Are there any estimates about the frequency at which you can approach a client? Does it make a difference what...

media - e-mail, letter etc. - you use? Or is it only the topic that matters? I don't think the type of media you are communicating in should weigh too heavily in the determination of customer contact frequency. Even though electronic communication channels like email are more cost effective for firms, the growth of email spam (to go along with fax blasting, endless telemarketing and junk direct mail) has made customers overly-sensitive to all types of irrelevant marketing messages, regardless of the channel. In my opinion, understanding customers needs at a "programmatic" level is the best way to determine the optimal frequency of contact. When I say, "programmatic", I mean that your company has determined at least several categories of customer needs, whereby each customer fits into one -- and only one -- of these categories. Done right, these categories give clues to how and/or why customers are using your products/services, and if they are the type of customer that desires frequent contact or minimal contact.
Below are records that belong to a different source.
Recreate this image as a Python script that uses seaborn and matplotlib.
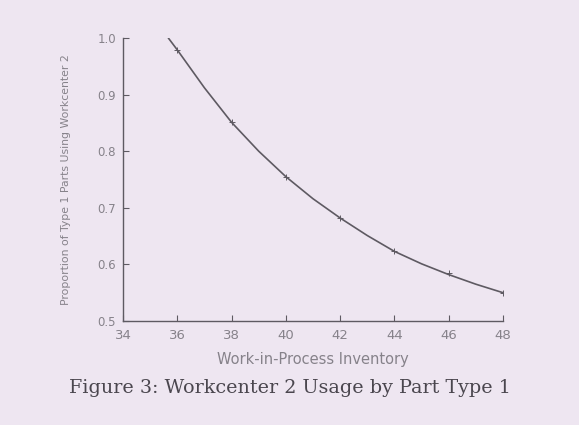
import matplotlib
matplotlib.use("Agg")
import matplotlib.pyplot as plt
import seaborn as sns
import pandas as pd

# Data
wip = [36, 38, 40, 42, 44, 46, 48]
proportion = [0.979, 0.851, 0.754, 0.682, 0.623, 0.584, 0.549]
curve_x = [35.67, 36, 37, 38, 39, 40, 41, 42, 43, 44, 45, 46, 47, 48]
curve_y = [1.0, 0.979, 0.912, 0.851, 0.800, 0.755, 0.716, 0.682, 0.651, 0.623, 0.601, 0.582, 0.565, 0.550]
x_ticks = [34, 36, 38, 40, 42, 44, 46, 48]
y_ticks = [0.5, 0.6, 0.7, 0.8, 0.9, 1.0]

bg = "#eee6f1"
ink = "#5e5a62"
txt = "#86828a"

sns.set_style("ticks")
plt.rcParams["font.family"] = ["DejaVu Sans"]

fig = plt.figure(figsize=(5.79, 4.25), dpi=100, facecolor=bg)
ax = fig.add_axes([123 / 579, 1 - 321 / 425, 380 / 579, (321 - 38) / 425])
ax.set_facecolor(bg)

pts = pd.DataFrame({"wip": wip, "p": proportion})
crv = pd.DataFrame({"wip": curve_x, "p": curve_y})

sns.lineplot(data=crv, x="wip", y="p", ax=ax, color=ink, linewidth=1.2)
sns.scatterplot(data=pts, x="wip", y="p", ax=ax, marker="+", s=25,
                color=ink, linewidth=0.7, zorder=3)

ax.set_xlim(34, 48)
ax.set_ylim(0.5, 1.0)
ax.set_xticks(x_ticks)
ax.set_yticks(y_ticks)
ax.set_xticklabels([str(t) for t in x_ticks])
ax.set_yticklabels([f"{t:.1f}" for t in y_ticks])
ax.tick_params(direction="in", length=4, width=0.8, color=ink,
               labelcolor=txt)
ax.tick_params(axis="x", pad=6, labelsize=9.5)
ax.tick_params(axis="y", pad=5, labelsize=8.5)
for s in ["top", "right"]:
    ax.spines[s].set_visible(False)
for s in ["left", "bottom"]:
    ax.spines[s].set_color(ink)
    ax.spines[s].set_linewidth(1.0)

ax.set_xlabel("Work-in-Process Inventory", color=txt, fontsize=10.5, labelpad=7)
ax.set_ylabel("Proportion of Type 1 Parts Using Workcenter 2", color=txt,
              fontsize=7.8, labelpad=19)

fig.text(290 / 579, 1 - 388 / 425, "Figure 3: Workcenter 2 Usage by Part Type 1",
         ha="center", va="center", fontsize=13.8, color="#4a464e",
         family=["DejaVu Serif"])

fig.savefig("out.png", dpi=100, facecolor=bg)
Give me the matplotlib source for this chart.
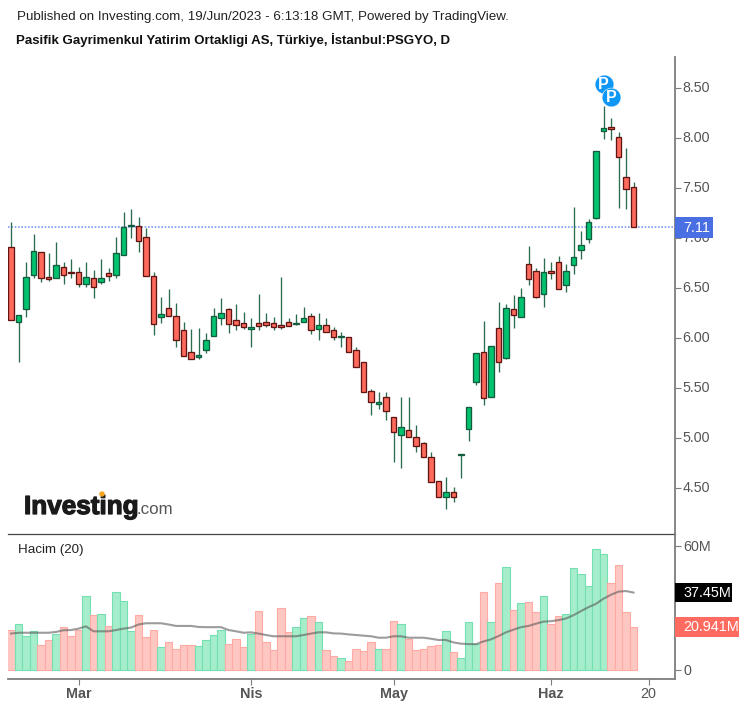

For example, if you have determined that a set of customers has the characteristics of being "information-junkies", both the amount and frequency of information will be different than for other sets of customers who are "overworked professionals" and who want streamlined, less frequent information and contact. In addition, the business you are in has something to do with frequency. If you are in the golf business and have something relevant to say to golfers, your frequency of contact can be much higher than if you are in the insurance business (do you know of any avid insurance customers?!). Even if you don't manage customer needs sets programmatically, you can make it a practice to ask customers some preference questions early in the relationship that will tell you if they are the type of individual who will react favorably to lots of contact. The key concept is relevance. The more your communication is tailored to customer needs, the more it will be accepted -- and maybe even eagerly anticipated -- by your customers.